-- BEGIN RECORDS SUPPLIED --

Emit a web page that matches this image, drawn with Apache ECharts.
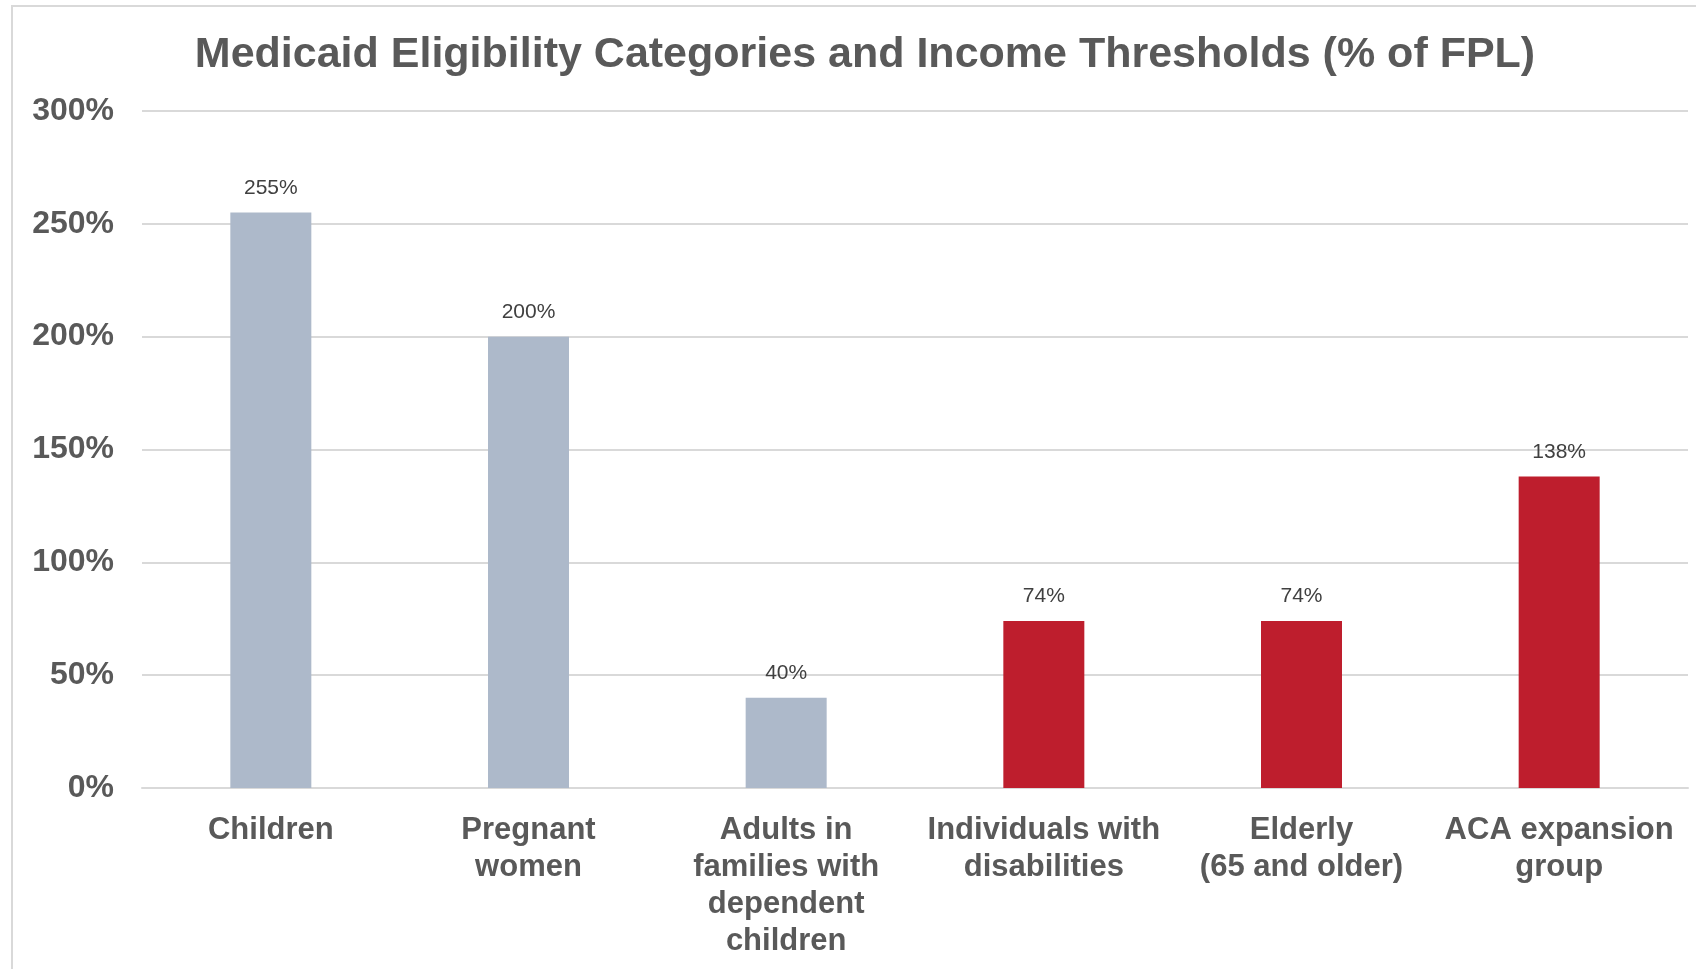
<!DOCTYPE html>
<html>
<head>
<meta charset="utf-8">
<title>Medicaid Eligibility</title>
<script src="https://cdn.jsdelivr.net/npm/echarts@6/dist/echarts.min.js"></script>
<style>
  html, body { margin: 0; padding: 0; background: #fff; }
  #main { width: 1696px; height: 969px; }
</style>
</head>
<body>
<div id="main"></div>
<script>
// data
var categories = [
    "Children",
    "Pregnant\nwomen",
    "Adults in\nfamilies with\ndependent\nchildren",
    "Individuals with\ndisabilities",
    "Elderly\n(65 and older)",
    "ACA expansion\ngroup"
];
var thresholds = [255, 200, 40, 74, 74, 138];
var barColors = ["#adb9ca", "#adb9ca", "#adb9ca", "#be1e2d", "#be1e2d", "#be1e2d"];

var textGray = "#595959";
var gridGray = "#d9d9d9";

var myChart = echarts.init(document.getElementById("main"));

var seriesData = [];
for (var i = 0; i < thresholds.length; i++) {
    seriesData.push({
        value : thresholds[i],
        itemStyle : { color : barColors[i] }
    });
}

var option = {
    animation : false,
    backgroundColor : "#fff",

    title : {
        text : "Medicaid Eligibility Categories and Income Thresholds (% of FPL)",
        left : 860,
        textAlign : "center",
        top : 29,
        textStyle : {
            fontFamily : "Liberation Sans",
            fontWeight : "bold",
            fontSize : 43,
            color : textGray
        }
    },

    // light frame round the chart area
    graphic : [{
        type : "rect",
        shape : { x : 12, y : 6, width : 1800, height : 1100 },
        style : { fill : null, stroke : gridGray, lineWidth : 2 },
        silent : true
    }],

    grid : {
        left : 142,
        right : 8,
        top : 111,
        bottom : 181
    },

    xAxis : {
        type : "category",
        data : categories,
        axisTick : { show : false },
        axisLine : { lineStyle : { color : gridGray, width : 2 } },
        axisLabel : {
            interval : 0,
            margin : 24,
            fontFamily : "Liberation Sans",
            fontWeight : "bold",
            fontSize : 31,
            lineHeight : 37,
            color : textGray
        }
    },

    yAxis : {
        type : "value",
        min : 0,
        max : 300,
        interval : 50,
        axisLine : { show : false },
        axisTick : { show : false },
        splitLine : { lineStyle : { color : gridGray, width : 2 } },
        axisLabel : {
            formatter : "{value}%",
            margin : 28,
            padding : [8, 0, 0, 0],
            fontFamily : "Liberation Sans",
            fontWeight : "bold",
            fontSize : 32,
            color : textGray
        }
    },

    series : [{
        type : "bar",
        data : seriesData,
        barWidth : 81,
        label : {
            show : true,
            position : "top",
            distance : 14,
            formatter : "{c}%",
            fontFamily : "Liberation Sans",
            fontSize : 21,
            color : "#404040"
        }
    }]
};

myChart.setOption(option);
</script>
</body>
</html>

-- END RECORDS SUPPLIED --
-- BEGIN RECORDS SUPPLIED --

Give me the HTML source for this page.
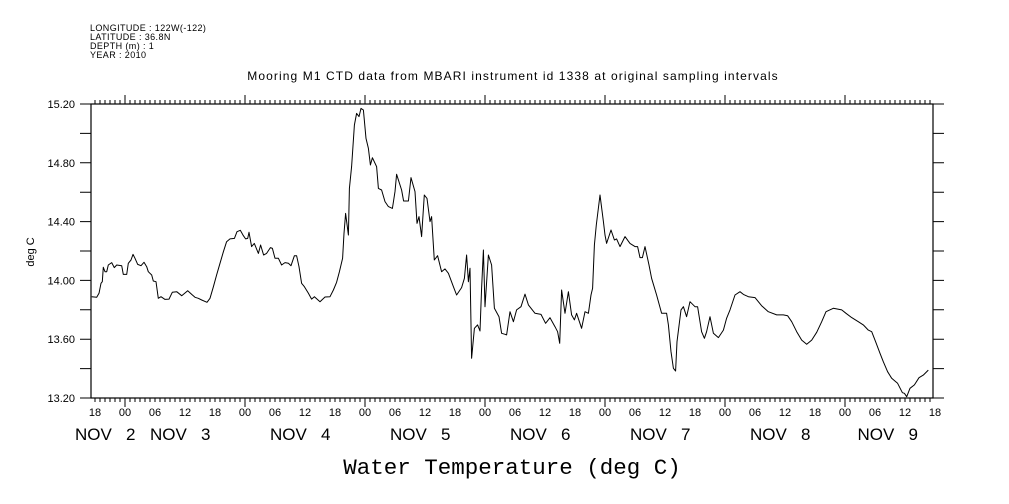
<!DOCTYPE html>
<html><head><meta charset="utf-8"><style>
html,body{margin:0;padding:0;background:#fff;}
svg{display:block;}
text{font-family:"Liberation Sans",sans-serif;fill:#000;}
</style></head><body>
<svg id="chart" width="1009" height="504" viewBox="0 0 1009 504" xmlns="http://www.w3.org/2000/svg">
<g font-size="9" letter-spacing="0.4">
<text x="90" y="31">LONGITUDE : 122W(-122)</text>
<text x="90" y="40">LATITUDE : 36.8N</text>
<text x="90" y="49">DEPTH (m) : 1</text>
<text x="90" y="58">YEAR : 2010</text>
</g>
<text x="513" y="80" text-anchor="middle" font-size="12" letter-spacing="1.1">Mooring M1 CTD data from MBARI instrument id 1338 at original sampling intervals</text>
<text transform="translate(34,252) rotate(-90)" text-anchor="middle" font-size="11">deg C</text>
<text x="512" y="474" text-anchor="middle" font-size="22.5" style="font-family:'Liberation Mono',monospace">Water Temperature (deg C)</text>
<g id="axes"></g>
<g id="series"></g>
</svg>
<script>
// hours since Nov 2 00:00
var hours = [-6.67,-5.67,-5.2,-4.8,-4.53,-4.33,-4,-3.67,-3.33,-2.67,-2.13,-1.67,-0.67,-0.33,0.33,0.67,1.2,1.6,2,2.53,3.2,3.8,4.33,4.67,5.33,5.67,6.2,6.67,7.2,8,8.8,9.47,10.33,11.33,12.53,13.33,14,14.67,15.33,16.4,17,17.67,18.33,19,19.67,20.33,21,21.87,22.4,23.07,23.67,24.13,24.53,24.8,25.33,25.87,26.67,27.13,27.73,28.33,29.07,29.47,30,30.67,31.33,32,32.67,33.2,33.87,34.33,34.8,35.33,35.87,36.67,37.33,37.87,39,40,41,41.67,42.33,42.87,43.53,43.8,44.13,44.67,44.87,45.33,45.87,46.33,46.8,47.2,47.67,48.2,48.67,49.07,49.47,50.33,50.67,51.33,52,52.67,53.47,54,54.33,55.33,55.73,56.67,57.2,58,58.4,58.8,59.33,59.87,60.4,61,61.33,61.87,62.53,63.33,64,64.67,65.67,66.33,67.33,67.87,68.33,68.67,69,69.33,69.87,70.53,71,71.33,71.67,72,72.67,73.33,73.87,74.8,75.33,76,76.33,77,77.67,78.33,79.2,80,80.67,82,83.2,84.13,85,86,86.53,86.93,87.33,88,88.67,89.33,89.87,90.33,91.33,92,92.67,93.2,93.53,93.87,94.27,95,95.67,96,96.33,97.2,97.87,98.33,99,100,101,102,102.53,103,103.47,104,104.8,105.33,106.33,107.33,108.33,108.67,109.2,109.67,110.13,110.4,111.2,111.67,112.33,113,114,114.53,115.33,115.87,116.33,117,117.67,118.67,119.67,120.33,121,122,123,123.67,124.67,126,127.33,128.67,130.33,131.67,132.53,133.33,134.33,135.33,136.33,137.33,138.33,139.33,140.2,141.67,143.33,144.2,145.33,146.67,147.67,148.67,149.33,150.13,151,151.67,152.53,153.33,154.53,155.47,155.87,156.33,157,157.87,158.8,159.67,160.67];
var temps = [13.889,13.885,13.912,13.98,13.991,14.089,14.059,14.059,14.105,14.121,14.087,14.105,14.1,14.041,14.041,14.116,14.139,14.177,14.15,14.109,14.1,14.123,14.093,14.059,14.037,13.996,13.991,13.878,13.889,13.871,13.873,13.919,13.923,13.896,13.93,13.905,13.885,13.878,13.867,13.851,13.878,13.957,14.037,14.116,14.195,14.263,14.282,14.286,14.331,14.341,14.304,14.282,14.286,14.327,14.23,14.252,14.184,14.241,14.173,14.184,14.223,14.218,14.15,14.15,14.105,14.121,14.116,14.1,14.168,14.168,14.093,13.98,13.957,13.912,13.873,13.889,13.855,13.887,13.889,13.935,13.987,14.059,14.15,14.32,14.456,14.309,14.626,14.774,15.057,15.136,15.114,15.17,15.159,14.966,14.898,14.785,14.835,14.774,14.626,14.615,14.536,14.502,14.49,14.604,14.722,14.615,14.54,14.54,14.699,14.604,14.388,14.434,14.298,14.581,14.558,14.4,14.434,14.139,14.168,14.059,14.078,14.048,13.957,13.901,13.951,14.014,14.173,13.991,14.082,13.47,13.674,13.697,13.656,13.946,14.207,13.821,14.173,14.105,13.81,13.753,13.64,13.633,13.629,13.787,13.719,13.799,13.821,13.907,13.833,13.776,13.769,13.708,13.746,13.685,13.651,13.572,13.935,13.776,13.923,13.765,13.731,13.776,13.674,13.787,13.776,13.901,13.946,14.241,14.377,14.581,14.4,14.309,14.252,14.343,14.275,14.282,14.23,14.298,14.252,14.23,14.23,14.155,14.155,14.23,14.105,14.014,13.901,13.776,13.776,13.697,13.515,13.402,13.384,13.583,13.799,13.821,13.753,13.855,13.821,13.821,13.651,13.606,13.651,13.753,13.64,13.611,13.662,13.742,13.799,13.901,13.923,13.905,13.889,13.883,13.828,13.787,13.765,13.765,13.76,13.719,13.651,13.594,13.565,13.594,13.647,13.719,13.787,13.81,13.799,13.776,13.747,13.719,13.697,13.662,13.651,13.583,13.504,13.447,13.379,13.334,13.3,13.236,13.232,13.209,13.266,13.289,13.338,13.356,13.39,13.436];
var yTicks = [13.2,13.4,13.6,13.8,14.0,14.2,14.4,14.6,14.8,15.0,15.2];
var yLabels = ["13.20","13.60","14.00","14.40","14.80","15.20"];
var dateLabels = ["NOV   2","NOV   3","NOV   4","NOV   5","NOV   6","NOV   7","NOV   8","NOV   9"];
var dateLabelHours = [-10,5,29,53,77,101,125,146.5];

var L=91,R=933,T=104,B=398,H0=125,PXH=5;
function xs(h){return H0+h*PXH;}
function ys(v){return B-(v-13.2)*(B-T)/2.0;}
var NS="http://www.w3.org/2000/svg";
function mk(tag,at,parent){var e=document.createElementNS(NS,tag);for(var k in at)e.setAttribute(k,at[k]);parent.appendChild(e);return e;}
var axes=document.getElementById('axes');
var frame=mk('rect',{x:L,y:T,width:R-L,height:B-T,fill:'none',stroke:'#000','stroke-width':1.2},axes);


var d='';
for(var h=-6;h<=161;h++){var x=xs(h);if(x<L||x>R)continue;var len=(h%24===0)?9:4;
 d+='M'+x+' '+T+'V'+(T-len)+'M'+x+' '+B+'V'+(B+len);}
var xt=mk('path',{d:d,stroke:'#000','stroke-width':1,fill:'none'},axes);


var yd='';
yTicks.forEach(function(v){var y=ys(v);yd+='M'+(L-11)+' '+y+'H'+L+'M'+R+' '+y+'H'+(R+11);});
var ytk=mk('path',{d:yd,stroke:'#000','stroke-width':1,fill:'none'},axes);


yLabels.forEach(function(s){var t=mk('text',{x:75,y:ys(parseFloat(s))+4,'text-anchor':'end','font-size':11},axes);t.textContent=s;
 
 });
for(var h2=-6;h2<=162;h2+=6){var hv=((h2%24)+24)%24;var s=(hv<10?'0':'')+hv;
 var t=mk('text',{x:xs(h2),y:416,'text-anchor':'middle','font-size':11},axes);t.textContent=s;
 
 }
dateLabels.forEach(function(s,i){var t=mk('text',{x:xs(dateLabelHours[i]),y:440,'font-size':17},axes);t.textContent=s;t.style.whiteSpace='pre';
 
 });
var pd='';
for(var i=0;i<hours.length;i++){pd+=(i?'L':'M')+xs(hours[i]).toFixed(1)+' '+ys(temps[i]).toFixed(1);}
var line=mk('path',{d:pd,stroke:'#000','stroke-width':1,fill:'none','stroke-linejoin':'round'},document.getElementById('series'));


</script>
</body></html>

-- END RECORDS SUPPLIED --

> _BRIEF_
Of the lines above, how many contain the word "this"? Provide the number and nothing else.

> _SOLUTION TO THE EXERCISE_
2